◆ SET EXERCISE ◆
Images are not part of the copy; write out the rest of the data exactly as given.

◆ AVAILABLE DATA ◆
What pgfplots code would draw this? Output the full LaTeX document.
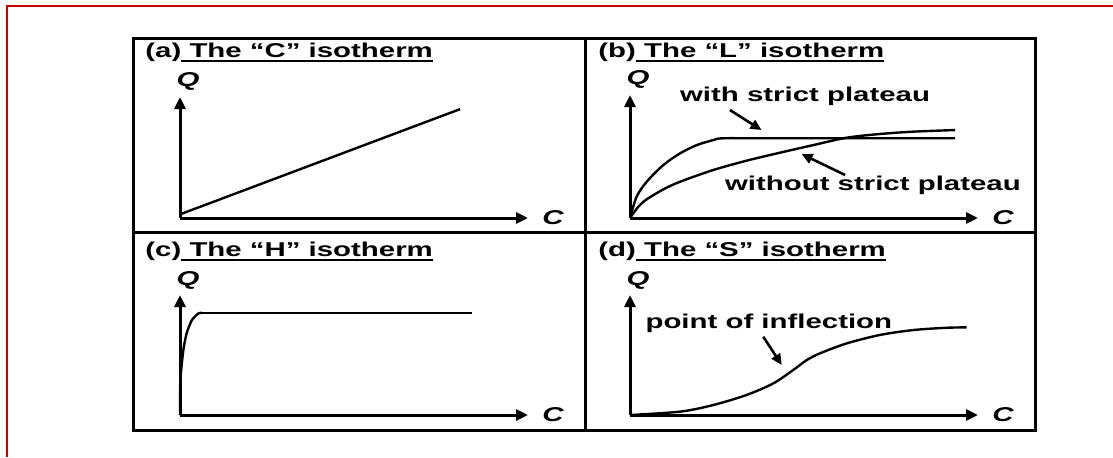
\documentclass[border=0pt]{standalone}
\usepackage{fontspec}
\setmainfont{Liberation Sans}[FakeStretch=1.47]
\usepackage{pgfplots}
\pgfplotsset{compat=1.18}
\usetikzlibrary{arrows.meta}
\definecolor{frame}{RGB}{200,0,0}
\newcommand\lab{\fontsize{10pt}{11pt}\selectfont\bfseries}
\newcommand\ul[1]{\setbox0\hbox{#1}\rlap{\rule[-2.6pt]{\wd0}{0.9pt}}\box0}
\tikzset{
  note/.style={line width=1.3pt, -{Triangle[length=5.5pt,width=5pt]}},
  curve/.style={black, line width=1.2pt, mark=none},
}
\pgfplotsset{
  iso/.style={
    scale only axis, width=174pt, anchor=south west,
    axis lines*=left, xmin=0, xmax=1, ymin=0, ymax=1,
    xtick=\empty, ytick=\empty, clip=false,
    axis line style={line width=1.5pt, -{Triangle[length=6pt,width=5.5pt]}},
    extra description/.code={
      \node[font=\lab\itshape] at (axis description cs:0.023,1.125) {Q};
      \node[font=\lab\itshape] at (axis description cs:1.072,0) {C};
    },
  },
}
\begin{document}
\begin{tikzpicture}
\useasboundingbox (0pt,0pt) rectangle (556.5pt,228.5pt);
% frames
\draw[frame, line width=1.2pt] (3.5pt,0pt) -- (3.5pt,225.5pt) -- (556.5pt,225.5pt);
\draw[line width=1.5pt] (66.5pt,13.5pt) rectangle (517.5pt,209.5pt);
\draw[line width=1.5pt] (292.5pt,13.5pt) -- (292.5pt,209.5pt) (66.5pt,112.5pt) -- (517.5pt,112.5pt);

% titles
\node[font=\lab, anchor=base west, inner sep=0pt] at (72.5pt,200pt) {(a)\ul{ The “C” isotherm}};
\node[font=\lab, anchor=base west, inner sep=0pt] at (299pt,200pt) {(b)\ul{ The “L” isotherm}};
\node[font=\lab, anchor=base west, inner sep=0pt] at (72.5pt,100.5pt) {(c)\ul{ The “H” isotherm}};
\node[font=\lab, anchor=base west, inner sep=0pt] at (299pt,100.5pt) {(d)\ul{ The “S” isotherm}};

% (a) C isotherm
\begin{axis}[iso, at={(90pt,119.5pt)}, height=60.5pt]
\addplot[curve] coordinates {(0,0.03) (0.805,0.90)};
\end{axis}

% (b) L isotherm
\begin{axis}[iso, at={(315pt,119.5pt)}, height=61.5pt]
\addplot[curve, smooth, tension=0.5] coordinates {
 (0,0) (0.019,0.173) (0.048,0.295) (0.096,0.431) (0.144,0.526)
 (0.192,0.593) (0.24,0.634) (0.268,0.648) (0.40,0.648) (0.934,0.648)};
\addplot[curve, smooth, tension=0.5] coordinates {
 (0,0) (0.024,0.092) (0.048,0.152) (0.096,0.233) (0.144,0.295)
 (0.239,0.39) (0.335,0.466) (0.431,0.531) (0.527,0.593) (0.623,0.653)
 (0.718,0.683) (0.814,0.702) (0.934,0.715)};
\node[font=\lab] at (axis cs:0.503,0.99) {with strict plateau};
\node[font=\lab] at (axis cs:0.698,0.268) {without strict plateau};
\draw[note] (axis cs:0.287,0.878) -- (axis cs:0.378,0.715);
\draw[note] (axis cs:0.618,0.35) -- (axis cs:0.493,0.52);
\end{axis}

% (c) H isotherm
\begin{axis}[iso, at={(90pt,21pt)}, height=60pt]
\addplot[curve, smooth, tension=0.4] coordinates {
 (0,0) (0.001,0.29) (0.0096,0.54) (0.019,0.68) (0.034,0.79)
 (0.053,0.847) (0.063,0.85)};
\addplot[curve] coordinates {(0.063,0.85) (0.839,0.85)};
\end{axis}

% (d) S isotherm
\begin{axis}[iso, at={(315pt,21pt)}, height=60pt]
\addplot[curve, smooth, tension=0.5] coordinates {
 (0,0) (0.144,0.028) (0.239,0.083) (0.335,0.167) (0.412,0.264)
 (0.469,0.375) (0.508,0.458) (0.546,0.514) (0.623,0.597) (0.718,0.667)
 (0.814,0.708) (0.91,0.727) (0.967,0.73)};
\node[font=\lab] at (axis cs:0.399,0.767) {point of inflection};
\draw[note] (axis cs:0.383,0.6525) -- (axis cs:0.436,0.417);
\end{axis}
\end{tikzpicture}
\end{document}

◆ SOLUTION TO THIS PROBLEM ◆
What pgfplots code would draw this? Output the full LaTeX document.
\documentclass[border=0pt]{standalone}
\usepackage{fontspec}
\setmainfont{Liberation Sans}[FakeStretch=1.47]
\usepackage{pgfplots}
\pgfplotsset{compat=1.18}
\usetikzlibrary{arrows.meta}
\definecolor{frame}{RGB}{200,0,0}
\newcommand\lab{\fontsize{10pt}{11pt}\selectfont\bfseries}
\newcommand\ul[1]{\setbox0\hbox{#1}\rlap{\rule[-2.6pt]{\wd0}{0.9pt}}\box0}
\tikzset{
  note/.style={line width=1.3pt, -{Triangle[length=5.5pt,width=5pt]}},
  curve/.style={black, line width=1.2pt, mark=none},
}
\pgfplotsset{
  iso/.style={
    scale only axis, width=174pt, anchor=south west,
    axis lines*=left, xmin=0, xmax=1, ymin=0, ymax=1,
    xtick=\empty, ytick=\empty, clip=false,
    axis line style={line width=1.5pt, -{Triangle[length=6pt,width=5.5pt]}},
    extra description/.code={
      \node[font=\lab\itshape] at (axis description cs:0.023,1.125) {Q};
      \node[font=\lab\itshape] at (axis description cs:1.072,0) {C};
    },
  },
}
\begin{document}
\begin{tikzpicture}
\useasboundingbox (0pt,0pt) rectangle (556.5pt,228.5pt);
% frames
\draw[frame, line width=1.2pt] (3.5pt,0pt) -- (3.5pt,225.5pt) -- (556.5pt,225.5pt);
\draw[line width=1.5pt] (66.5pt,13.5pt) rectangle (517.5pt,209.5pt);
\draw[line width=1.5pt] (292.5pt,13.5pt) -- (292.5pt,209.5pt) (66.5pt,112.5pt) -- (517.5pt,112.5pt);

% titles
\node[font=\lab, anchor=base west, inner sep=0pt] at (72.5pt,200pt) {(a)\ul{ The “C” isotherm}};
\node[font=\lab, anchor=base west, inner sep=0pt] at (299pt,200pt) {(b)\ul{ The “L” isotherm}};
\node[font=\lab, anchor=base west, inner sep=0pt] at (72.5pt,100.5pt) {(c)\ul{ The “H” isotherm}};
\node[font=\lab, anchor=base west, inner sep=0pt] at (299pt,100.5pt) {(d)\ul{ The “S” isotherm}};

% (a) C isotherm
\begin{axis}[iso, at={(90pt,119.5pt)}, height=60.5pt]
\addplot[curve] coordinates {(0,0.03) (0.805,0.90)};
\end{axis}

% (b) L isotherm
\begin{axis}[iso, at={(315pt,119.5pt)}, height=61.5pt]
\addplot[curve, smooth, tension=0.5] coordinates {
 (0,0) (0.019,0.173) (0.048,0.295) (0.096,0.431) (0.144,0.526)
 (0.192,0.593) (0.24,0.634) (0.268,0.648) (0.40,0.648) (0.934,0.648)};
\addplot[curve, smooth, tension=0.5] coordinates {
 (0,0) (0.024,0.092) (0.048,0.152) (0.096,0.233) (0.144,0.295)
 (0.239,0.39) (0.335,0.466) (0.431,0.531) (0.527,0.593) (0.623,0.653)
 (0.718,0.683) (0.814,0.702) (0.934,0.715)};
\node[font=\lab] at (axis cs:0.503,0.99) {with strict plateau};
\node[font=\lab] at (axis cs:0.698,0.268) {without strict plateau};
\draw[note] (axis cs:0.287,0.878) -- (axis cs:0.378,0.715);
\draw[note] (axis cs:0.618,0.35) -- (axis cs:0.493,0.52);
\end{axis}

% (c) H isotherm
\begin{axis}[iso, at={(90pt,21pt)}, height=60pt]
\addplot[curve, smooth, tension=0.4] coordinates {
 (0,0) (0.001,0.29) (0.0096,0.54) (0.019,0.68) (0.034,0.79)
 (0.053,0.847) (0.063,0.85)};
\addplot[curve] coordinates {(0.063,0.85) (0.839,0.85)};
\end{axis}

% (d) S isotherm
\begin{axis}[iso, at={(315pt,21pt)}, height=60pt]
\addplot[curve, smooth, tension=0.5] coordinates {
 (0,0) (0.144,0.028) (0.239,0.083) (0.335,0.167) (0.412,0.264)
 (0.469,0.375) (0.508,0.458) (0.546,0.514) (0.623,0.597) (0.718,0.667)
 (0.814,0.708) (0.91,0.727) (0.967,0.73)};
\node[font=\lab] at (axis cs:0.399,0.767) {point of inflection};
\draw[note] (axis cs:0.383,0.6525) -- (axis cs:0.436,0.417);
\end{axis}
\end{tikzpicture}
\end{document}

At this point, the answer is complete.